The key observation is the diagonalization: we never let the learner rest.

If Case A occurs at every stage, then every element of \(L_\infty \) is eventually presented, so \(t\) is a text for \(L_\infty \). At each stage, \(M\)’s current hypothesis \(h_{n_k}\) is checked: does \(W_{h_{n_k}} = F_k\)? If yes, we expand. But \(F_k \subsetneq L_\infty \) for all \(k\) (since \(L_\infty \) is infinite), so \(W_{h_{n_k}} = F_k \neq L_\infty \). Therefore \(M\) outputs a hypothesis that is wrong at every stage, it cannot converge to a correct index for \(L_\infty \).

If Case B occurs at some stage \(k\), then \(M\) has already failed for \(F_k\). We commit to \(L = F_k\) and repeat elements of \(F_k\) forever. But we can do more: before committing, we wait to see if \(M\) changes its mind. If \(M\) later outputs a hypothesis \(h'\) with \(W_{h'} = F_k\), we switch to Case A and add the next element of \(L_\infty \). This forces \(M\) to fail for \(L_\infty \) instead.

In either case, \(M\) fails. Since \(M\) was an arbitrary learner, no learner \(\mathbf{Ex}\)-identifies \(\mathcal{L}\).

The proof has a recursive structure that repays careful study. The adversary maintains a “threat” at every stage: either the current language is the finite set seen so far, or it is the infinite language \(L_\infty \). Whenever the learner commits to one possibility, the adversary switches to the other. The learner is forced to change its mind infinitely often, and \(\mathbf{Ex}\)-identification requires that it eventually stop changing its mind.

Remark 5.5 Diagonalization vs. concentration

Compare this proof to the lower bound for PAC learning (Chapter 3). The PAC lower bound constructs a distribution that fools the learner with positive probability; it is probabilistic.

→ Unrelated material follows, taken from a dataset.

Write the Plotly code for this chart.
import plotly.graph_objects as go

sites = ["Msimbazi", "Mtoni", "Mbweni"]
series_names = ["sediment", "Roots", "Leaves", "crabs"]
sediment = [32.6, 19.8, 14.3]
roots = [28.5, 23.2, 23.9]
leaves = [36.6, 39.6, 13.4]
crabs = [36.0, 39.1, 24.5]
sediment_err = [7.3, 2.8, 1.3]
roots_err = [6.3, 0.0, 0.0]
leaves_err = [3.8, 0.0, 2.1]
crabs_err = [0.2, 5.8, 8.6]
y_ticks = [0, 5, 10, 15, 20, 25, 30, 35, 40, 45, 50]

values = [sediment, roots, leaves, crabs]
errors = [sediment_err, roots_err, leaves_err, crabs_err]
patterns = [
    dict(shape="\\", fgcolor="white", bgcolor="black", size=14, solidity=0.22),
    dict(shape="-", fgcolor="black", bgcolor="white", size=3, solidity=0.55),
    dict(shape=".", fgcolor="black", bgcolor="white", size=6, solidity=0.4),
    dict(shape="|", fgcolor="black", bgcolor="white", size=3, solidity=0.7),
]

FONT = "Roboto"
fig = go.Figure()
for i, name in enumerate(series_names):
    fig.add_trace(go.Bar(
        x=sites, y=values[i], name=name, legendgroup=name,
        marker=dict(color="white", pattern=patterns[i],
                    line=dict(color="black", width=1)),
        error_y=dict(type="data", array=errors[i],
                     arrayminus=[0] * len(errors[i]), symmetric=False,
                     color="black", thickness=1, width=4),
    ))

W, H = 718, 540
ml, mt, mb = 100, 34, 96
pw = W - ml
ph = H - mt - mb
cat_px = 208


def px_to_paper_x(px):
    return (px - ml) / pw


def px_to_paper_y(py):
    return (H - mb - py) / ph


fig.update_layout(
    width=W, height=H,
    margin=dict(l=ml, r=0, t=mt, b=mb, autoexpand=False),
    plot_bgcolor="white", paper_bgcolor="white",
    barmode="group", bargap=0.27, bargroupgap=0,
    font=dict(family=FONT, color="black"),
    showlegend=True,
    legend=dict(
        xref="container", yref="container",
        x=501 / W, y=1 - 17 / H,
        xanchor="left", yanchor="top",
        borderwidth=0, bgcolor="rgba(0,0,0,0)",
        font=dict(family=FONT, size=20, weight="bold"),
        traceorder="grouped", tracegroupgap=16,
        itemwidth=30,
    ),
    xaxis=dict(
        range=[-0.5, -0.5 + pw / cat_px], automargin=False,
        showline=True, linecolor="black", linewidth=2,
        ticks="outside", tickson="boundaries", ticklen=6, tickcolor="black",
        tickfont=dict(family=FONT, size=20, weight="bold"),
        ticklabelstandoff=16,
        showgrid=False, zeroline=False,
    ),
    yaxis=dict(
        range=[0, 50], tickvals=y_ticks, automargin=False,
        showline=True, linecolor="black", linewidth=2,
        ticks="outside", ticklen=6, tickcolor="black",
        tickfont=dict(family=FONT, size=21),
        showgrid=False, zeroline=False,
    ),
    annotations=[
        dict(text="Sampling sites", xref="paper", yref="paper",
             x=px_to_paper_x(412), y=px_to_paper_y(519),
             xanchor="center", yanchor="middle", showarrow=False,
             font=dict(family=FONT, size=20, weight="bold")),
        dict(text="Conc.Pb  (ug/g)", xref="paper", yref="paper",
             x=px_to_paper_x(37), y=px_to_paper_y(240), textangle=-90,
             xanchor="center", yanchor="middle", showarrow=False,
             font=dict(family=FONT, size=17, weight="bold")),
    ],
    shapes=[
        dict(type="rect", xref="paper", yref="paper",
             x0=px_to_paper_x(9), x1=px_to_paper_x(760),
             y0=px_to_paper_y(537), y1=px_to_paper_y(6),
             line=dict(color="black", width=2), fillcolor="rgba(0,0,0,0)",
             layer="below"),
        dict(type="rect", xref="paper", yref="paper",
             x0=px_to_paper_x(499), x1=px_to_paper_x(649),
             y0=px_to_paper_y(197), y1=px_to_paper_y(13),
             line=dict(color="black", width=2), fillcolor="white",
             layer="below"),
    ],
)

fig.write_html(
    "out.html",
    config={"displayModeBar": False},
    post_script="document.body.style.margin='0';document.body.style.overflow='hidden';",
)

Gold’s proof constructs a text that fools the learner with certainty; it is adversarial. The PAC proof uses counting (how many hypotheses can be distinguished by \(m\) samples); Gold’s proof uses the halting problem implicitly (the adversary must check whether \(W_e = F\) for arbitrary \(e\)). These are entirely different mathematical worlds.

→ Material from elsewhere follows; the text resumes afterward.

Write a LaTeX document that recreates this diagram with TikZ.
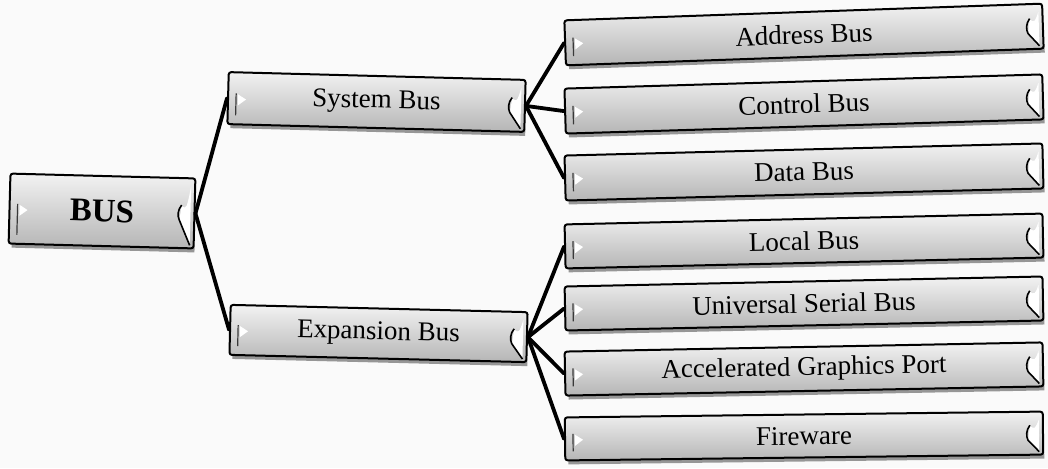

The proof technique of Theorem 5.4 is a priority argument in the sense of recursion theory, though a simple one. More sophisticated priority arguments appear in the study of learning with resource bounds (Case and Smith  [ ). The connection between Gold-style learning and recursion theory runs deep: Barzdinš  [ showed that the class of languages \(\mathbf{Ex}\)-identifiable from informant is exactly the class of \(\Sigma ^0_2\)-definable families, establishing a precise link to the arithmetical hierarchy.